Papers by Author: Farzaneh Arefi-Khonsari

Abstract: We present a process for rapid post-discharge deposition of liquid monomer to form functional coatings at atmospheric pressure. The post-discharge polymerization of dense polyacid and polyether coatings is first depicted versus the energy density deposited by the preliminary surface treatment of polyethylene and polystyrene substrates in air Dielectric Barrier Discharge (DBD) with respect to SEM, to XPS and FTIR-ATR analysis and to polymerization yield determined by mass measurements. The paper focuses on the effect of the filamentary air DBD on surface of the polymer substrates and on post-discharge polymerization mechanism. Indeed, the grafting yield is shown to depend on the energy density deposited by DBD and on the time exposure to air between DBD and monomer deposition, controlling respectively the surface density of radicals and labile peroxides, both triggering the polymerization of vinyl precursors. Then, the effect of deposition conditions on the polymerization yield and related thickness of the functional polymer coatings is shown and special attention is paid to the stability of the coating upon washing.

Abstract: Plasma processing has been developed to produce selective chemistry in the inner surface of a microfluidic system. This dry process is an alternative solution to the Chemical Vapor Deposition (CVD) process that allows us to work at low temperatures thus avoiding the degradation of the substrate by heat. The present study focused on the surface modification of PDMS in order to make them more hydrophilic and capable to exhibit a high percentage of COOH functions which will provide a good asset for future cell attachment.

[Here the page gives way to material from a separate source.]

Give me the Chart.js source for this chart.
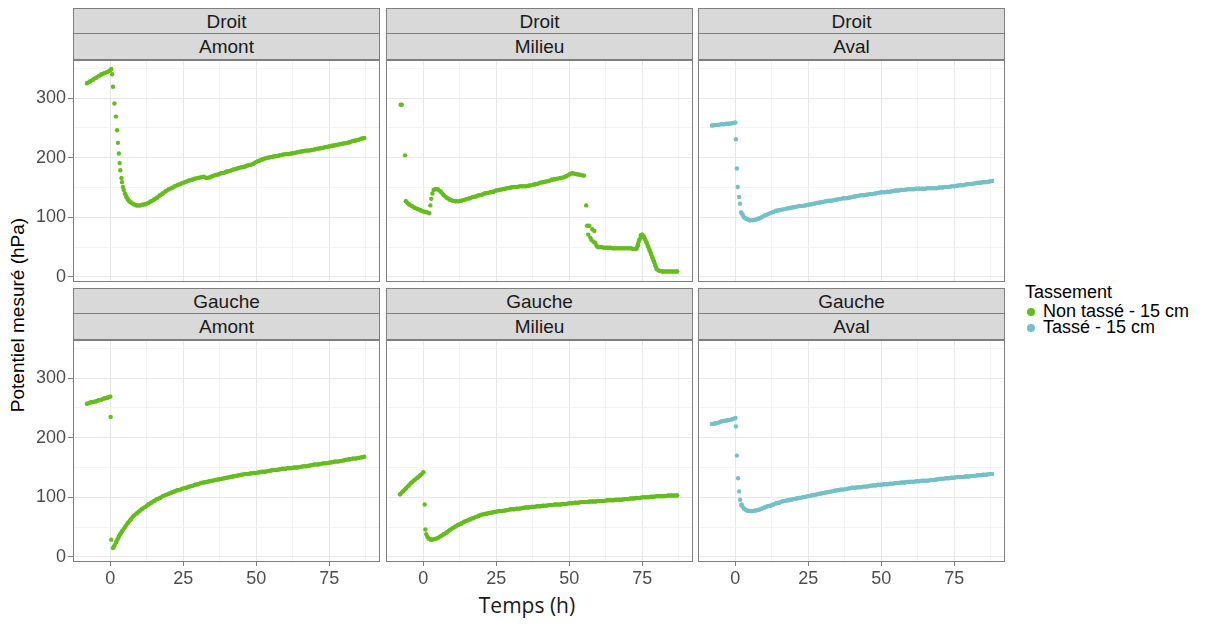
<!DOCTYPE html>
<html lang="fr">
<head>
<meta charset="utf-8">
<script src="https://cdn.jsdelivr.net/npm/chart.js@4.4.1/dist/chart.umd.min.js"></script>
<style>
  body { margin: 0; background: #fff; width: 1215px; height: 624px; position: relative; overflow: hidden;
         font-family: "Liberation Sans", Arial, sans-serif; }
  canvas { position: absolute; }
  .strip { position: absolute; height: 52px; box-sizing: border-box; border: 1px solid #7f7f7f; background: #d9d9d9; }
  .strip div { text-align: center; font-size: 19px; color: #1a1a1a; }
  .strip .s1 { height: 24px; line-height: 26px; border-bottom: 1px solid #7f7f7f; }
  .strip .s2 { height: 25px; line-height: 26px; }
  #ytitre { position: absolute; left: -132px; top: 304px; width: 300px; height: 22px; line-height: 22px;
            text-align: center; font-size: 19px; color: #000; transform: rotate(-90deg); }
  #xtitre { position: absolute; left: 427px; top: 593px; width: 200px; height: 24px; line-height: 24px;
            text-align: center; font-family: "Open Sans", sans-serif; font-size: 21px; color: #1a1a1a; }
  .leg { position: absolute; left: 1025px; font-size: 18px; line-height: 18px; color: #000; white-space: nowrap; }
  .leg i { position: absolute; left: 2px; top: 6px; width: 8px; height: 8px; border-radius: 50%; }
  .leg span { margin-left: 18px; }
</style>
</head>
<body>
<div id="ytitre">Potentiel mesuré (hPa)</div>
<div id="xtitre">Temps (h)</div>
<div class="leg" style="top:283px">Tassement</div>
<div class="leg" style="top:302px"><i style="background:#64bc1e"></i><span>Non tassé - 15 cm</span></div>
<div class="leg" style="top:318px"><i style="background:#74c0c8"></i><span>Tassé - 15 cm</span></div>

<script>
// temps (h), pas horaire
const heures = [
  -8, -7, -6, -5, -4, -3, -2, -1,
  0, 1, 2, 3, 4, 5, 6, 7, 8, 9,
  10, 11, 12, 13, 14, 15, 16, 17, 18, 19,
  20, 21, 22, 23, 24, 25, 26, 27, 28, 29,
  30, 31, 32, 33, 34, 35, 36, 37, 38, 39,
  40, 41, 42, 43, 44, 45, 46, 47, 48, 49,
  50, 51, 52, 53, 54, 55, 56, 57, 58, 59,
  60, 61, 62, 63, 64, 65, 66, 67, 68, 69,
  70, 71, 72, 73, 74, 75, 76, 77, 78, 79,
  80, 81, 82, 83, 84, 85, 86, 87, 88
];

// potentiel (hPa) aux heures ci-dessus
const droitAmont = [
  325, 328, 331, 334, 337, 340, 342, 344,
  347, null, null, null, null, 140, 130, 125, 122, 120,
  120, 121, 122, 124, 127, 130, 133, 137, 140, 144,
  147, 149, 152, 154, 156, 158, 160, 162, 163, 165,
  166, 167, 168, 166, 167, 169, 171, 172, 174, 175,
  177, 178, 180, 181, 183, 184, 185, 187, 188, 190,
  193, 195, 197, 199, 200, 201, 202, 203, 204, 205,
  206, 206, 207, 208, 209, 210, 211, 212, 212, 213,
  214, 215, 216, 217, 218, 219, 220, 221, 222, 223,
  224, 225, 226, 228, 229, 230, 232, 233, null
];
const droitMilieu = [
  null, null, 127, 122, 119, 116, 114, 112,
  110, 109, 107, null, 147, 147, 143, 137, 133, 130,
  128, 127, 127, 128, 129, 131, 132, 134, 135, 137,
  138, 140, 141, 142, 143, 145, 146, 147, 148, 149,
  150, 151, 151, 152, 152, 152, 153, 154, 155, 156,
  158, 159, 160, 161, 163, 164, 165, 166, 167, 169,
  172, 174, 173, 172, 171, 170, null, null, null, null,
  50, 50, 49, 49, 49, 48, 48, 48, 48, 48,
  48, 48, 47, 47, 62, 71, 63, 51, 39, 26,
  13, 10, 9, 9, 9, 9, 9, 9, null
];
const droitAval = [
  254, 255, 255, 256, 256, 257, 257, 258,
  259, null, 108, 100, 97, 95, 95, 96, 98, 100,
  103, 105, 107, 109, 111, 112, 113, 114, 115, 116,
  117, 118, 119, 119, 120, 121, 122, 123, 124, 125,
  126, 127, 128, 128, 129, 130, 131, 132, 132, 133,
  134, 135, 136, 137, 137, 138, 139, 139, 140, 141,
  142, 142, 143, 143, 144, 145, 145, 146, 146, 147,
  147, 147, 148, 148, 148, 148, 149, 149, 149, 149,
  150, 150, 151, 151, 152, 152, 153, 154, 154, 155,
  156, 156, 157, 158, 158, 159, 159, 160, 161
];
const gaucheAmont = [
  257, 259, 260, 261, 263, 264, 266, 267,
  269, null, 25, 35, 43, 50, 57, 63, 69, 73,
  77, 81, 84, 88, 91, 94, 97, 99, 102, 104,
  106, 108, 110, 112, 113, 115, 116, 118, 119, 121,
  122, 124, 125, 126, 127, 128, 129, 130, 131, 132,
  133, 134, 135, 136, 137, 138, 139, 139, 140, 141,
  141, 142, 143, 143, 144, 145, 146, 146, 147, 148,
  148, 149, 149, 150, 150, 151, 152, 152, 153, 154,
  155, 155, 156, 157, 157, 158, 159, 160, 160, 161,
  162, 163, 164, 165, 165, 166, 167, 168, null
];
const gaucheMilieu = [
  105, 110, 115, 120, 125, 129, 133, 137,
  142, null, 30, 29, 30, 32, 35, 38, 41, 45,
  48, 51, 54, 56, 59, 61, 63, 65, 67, 69,
  71, 72, 73, 74, 75, 76, 77, 77, 78, 79,
  80, 80, 81, 81, 82, 83, 83, 84, 84, 85,
  85, 86, 86, 87, 87, 88, 88, 88, 89, 89,
  90, 90, 91, 91, 92, 92, 92, 93, 93, 93,
  94, 94, 94, 95, 95, 95, 96, 96, 96, 97,
  97, 98, 98, 99, 99, 100, 100, 100, 101, 101,
  102, 102, 102, 102, 103, 103, 103, 103, null
];
const gaucheAval = [
  223, 224, 225, 227, 228, 229, 230, 231,
  233, null, 87, 81, 78, 77, 77, 78, 79, 81,
  83, 85, 86, 88, 90, 91, 93, 94, 95, 96,
  97, 98, 99, 100, 101, 102, 103, 104, 105, 106,
  107, 108, 109, 110, 111, 112, 113, 113, 114, 115,
  116, 116, 117, 117, 118, 118, 119, 120, 120, 121,
  121, 122, 122, 123, 123, 124, 124, 125, 125, 126,
  126, 126, 127, 127, 128, 128, 128, 129, 129, 130,
  131, 131, 132, 132, 133, 133, 134, 134, 134, 135,
  135, 136, 136, 137, 137, 138, 138, 139, 139
];

// mesures isolées (chute après l'évènement)
const droitAmontT = [0.3, 0.6, 0.9, 1.4, 1.9, 2.3, 2.6, 2.9, 3.2, 3.4, 3.8, 4.0, 4.3, 4.6, 5.5, 6.5];
const droitAmontP = [349, 340, 319, 291, 269, 246, 225, 207, 191, 179, 166, 159, 151, 146, 134, 127];
const droitMilieuT = [-7.8, -7.4, -6.3, 2.4, 2.7, 3.1, 3.5, 55.8, 56.1, 56.5, 56.9, 57.2, 57.6, 57.9, 58.3, 58.6, 58.9, 59.3, 59.6, 73.6, 74.5, 75.5, 76.5, 77.5, 78.5, 79.5];
const droitMilieuP = [289, 289, 204, 120, 131, 140, 146, 120, 86, 71, 86, 66, 62, 80, 59, 77, 57, 53, 51, 53, 70, 68, 58, 45, 32, 19];
const droitAvalT = [0.2, 0.5, 0.8, 1.3, 1.6, 2.6, 3.5, 4.5];
const droitAvalP = [231, 182, 151, 134, 123, 104, 98, 96];
const gaucheAmontT = [0.1, 0.3, 0.9, 1.2, 1.5, 2.5, 3.5];
const gaucheAmontP = [235, 29, 15, 17, 20, 30, 39];
const gaucheMilieuT = [0.45, 0.7, 1.0, 1.35, 1.7, 2.5];
const gaucheMilieuP = [88, 46, 38, 34, 32, 29];
const gaucheAvalT = [0.2, 0.5, 0.9, 1.3, 1.6, 2.2, 3.5];
const gaucheAvalP = [219, 170, 132, 110, 96, 88, 79];

// graduations : étiquetées et lignes de grille
const xTicks = [0, 25, 50, 75];
const yTicks = [0, 100, 200, 300];
const xGrille = [-12.5, 0, 12.5, 25, 37.5, 50, 62.5, 75, 87.5];
const yGrille = [0, 50, 100, 150, 200, 250, 300, 350];

const vert = '#64bc1e';
const bleu = '#74c0c8';

// positions des panneaux (px)
const colG = [73, 386, 698], colD = [380, 693, 1005];
const ligH = [60, 340], ligB = [282, 562];

const panneaux = [
  {cote: 'Droit', pos: 'Amont', row: 0, col: 0, v: droitAmont, t: droitAmontT, p: droitAmontP, c: vert},
  {cote: 'Droit', pos: 'Milieu', row: 0, col: 1, v: droitMilieu, t: droitMilieuT, p: droitMilieuP, c: vert},
  {cote: 'Droit', pos: 'Aval', row: 0, col: 2, v: droitAval, t: droitAvalT, p: droitAvalP, c: bleu},
  {cote: 'Gauche', pos: 'Amont', row: 1, col: 0, v: gaucheAmont, t: gaucheAmontT, p: gaucheAmontP, c: vert},
  {cote: 'Gauche', pos: 'Milieu', row: 1, col: 1, v: gaucheMilieu, t: gaucheMilieuT, p: gaucheMilieuP, c: vert},
  {cote: 'Gauche', pos: 'Aval', row: 1, col: 2, v: gaucheAval, t: gaucheAvalT, p: gaucheAvalP, c: bleu}
];

const cadre = {
  id: 'cadre',
  afterDatasetsDraw(chart) {
    const a = chart.chartArea, ctx = chart.ctx;
    ctx.save();
    ctx.strokeStyle = '#7f7f7f';
    ctx.lineWidth = 1;
    ctx.strokeRect(a.left + 0.5, a.top + 0.5, a.right - a.left - 1, a.bottom - a.top - 1);
    ctx.restore();
  }
};

Chart.defaults.font.family = '"Liberation Sans", Arial, sans-serif';

panneaux.forEach(pn => {
  const L = colG[pn.col], R = colD[pn.col], T = ligH[pn.row], B = ligB[pn.row];
  const gauche = pn.col === 0, bas = pn.row === 1;

  const strip = document.createElement('div');
  strip.className = 'strip';
  strip.style.left = L + 'px';
  strip.style.top = (T - 52) + 'px';
  strip.style.width = (R - L) + 'px';
  strip.innerHTML = '<div class="s1">' + pn.cote + '</div><div class="s2">' + pn.pos + '</div>';
  document.body.appendChild(strip);

  const cv = document.createElement('canvas');
  cv.width = R - L + 73 + 1;
  cv.height = B - T + 1 + 40;
  cv.style.left = (L - 73) + 'px';
  cv.style.top = (T - 1) + 'px';
  document.body.appendChild(cv);

  new Chart(cv, {
    type: 'scatter',
    data: {
      datasets: [
        {
          data: heures.map((t, i) => ({x: t, y: pn.v[i]})),
          showLine: true, spanGaps: false,
          borderColor: pn.c, backgroundColor: pn.c, borderWidth: 4,
          borderCapStyle: 'round', borderJoinStyle: 'round',
          pointRadius: 2.2, pointBorderWidth: 0
        },
        {
          data: pn.t.map((t, i) => ({x: t, y: pn.p[i]})),
          backgroundColor: pn.c, borderColor: pn.c,
          pointRadius: 2.2, pointBorderWidth: 0
        }
      ]
    },
    options: {
      responsive: false,
      animation: false,
      events: [],
      layout: {autoPadding: false, padding: {top: 1, right: 1, left: 0, bottom: 0}},
      plugins: {legend: {display: false}, tooltip: {enabled: false}},
      scales: {
        x: {
          type: 'linear', min: -12.8, max: 92.4, bounds: 'data',
          border: {display: false},
          afterBuildTicks: s => { s.ticks = xGrille.map(v => ({value: v})); },
          grid: {
            color: c => xTicks.includes(c.tick.value) ? '#e8e8e8' : '#f3f3f3',
            drawTicks: bas, tickLength: 4, tickWidth: 1,
            tickColor: c => xTicks.includes(c.tick.value) ? '#7f7f7f' : 'rgba(0,0,0,0)'
          },
          ticks: {
            display: bas, autoSkip: false, maxRotation: 0,
            color: '#4d4d4d', font: {size: 18}, padding: 2,
            callback: v => xTicks.includes(v) ? v : ''
          },
          afterFit: s => { s.height = 40; s.paddingLeft = 0; s.paddingRight = 0; }
        },
        y: {
          type: 'linear', min: -8.5, max: 364, bounds: 'data',
          border: {display: false},
          afterBuildTicks: s => { s.ticks = yGrille.map(v => ({value: v})); },
          grid: {
            color: c => yTicks.includes(c.tick.value) ? '#e8e8e8' : '#f3f3f3',
            drawTicks: gauche, tickLength: 5, tickWidth: 1,
            tickColor: c => yTicks.includes(c.tick.value) ? '#7f7f7f' : 'rgba(0,0,0,0)'
          },
          ticks: {
            display: gauche, autoSkip: false,
            color: '#4d4d4d', font: {size: 18}, padding: 2,
            callback: v => yTicks.includes(v) ? v : ''
          },
          afterFit: s => { s.width = 73; s.paddingTop = 0; s.paddingBottom = 0; }
        }
      }
    },
    plugins: [cadre]
  });
});
</script>
</body>
</html>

Abstract: Coronary stents are metallic (316L stainless steel) devices employed during balloon angioplasty to reopen and prevent the re-obstruction of a diseased narrowed area within a coronary artery. To reduce restenosis rate, bare metal stent coating is a promising solution. The coating can act as an anticorrosive barrier against the aggressive properties of biological environment, improving the long-term safety of the device. The goal of this study is to develop a dry process to isolate metallic surface from the biological environment by depositing a thin plasma polymerized allylamine (CH2=CH-CH2-NH2) film on the metallic surface. Plasma polymerized allylamine films were deposited on flat electropolished 316L stainless steel samples in a low pressure plasma reactor (70 kHz). Chemical composition of the coatings has been analysed as a function of the discharge power and treatment time. Moreover, special attention has been paid on the stability of the coating after immersion during 24 hours in D.I. water. Finally, to mimic stent expansion conditions, a “small punch test” has been used to investigate the adhesive properties of the coating. Our results demonstrate that is possible to deposit a stable, cohesive and adhesive plasma polymerized allylamine thin film which can be used as a coating for cardiovascular stents

Abstract: Metallic Intravascular stents are medical devices used to scaffold a biological lumen, mostly diseased arteries, after balloon angioplasty. They are commonly made of 316L stainless steel or Nitinol, two alloys containing Nickel, an element classified as potentially toxic and carcinogenic. Although they are largely implanted, the long-term safety of such metallic elements is still controversial, since the corrosion processes may lead to the release of several metallic ions. In order to avoid the metallic ion release in the body and to improve the biocompatibility of metallic stents with their biological environments, polymer coatings have been deposited by two different technologies, i.e. plasma surface modifications and Electrospraying. The role of the polymer coating is then to encapsulate the stainless steel device, and to favour the chemical grafting of Phosphorylcholine, a molecule known for its hemocompatible properties.1 In this talk, the state of the art on low pressure and atmospheric pressure plasmas for deposition of organic coatings will be given and we will present the advantages and drawbacks of each process. Then, we will present an original technology that combine a Dielectric Barrier Discharge and an electrospraying system to deposit well-defined Polyacrylic acid and Polyallylamine films. The advantage of such system is the possibility to limit the extent of the monomer fragmentation and to give rise to rapid deposition of a highly functionalised plasma polymer layer, and also the possibility to cover three dimensional objects, such as stents. Thus, the theory of EHDA technology will be explained: special attention has been paid to define the Electrospray parameters (Voltage, flow of precursor, nozzle-substrate distance…) which control the size distribution of the charged droplets and as a consequence, the structure of the film coating. The film coatings have been analysed with XPS and by ATR. Moreover, special attention will be paid on the stability of the coating which is related to both spraying conditions as well as to the preliminary plasma treatment. The potentiality and the features of the EHDA process will be then presented.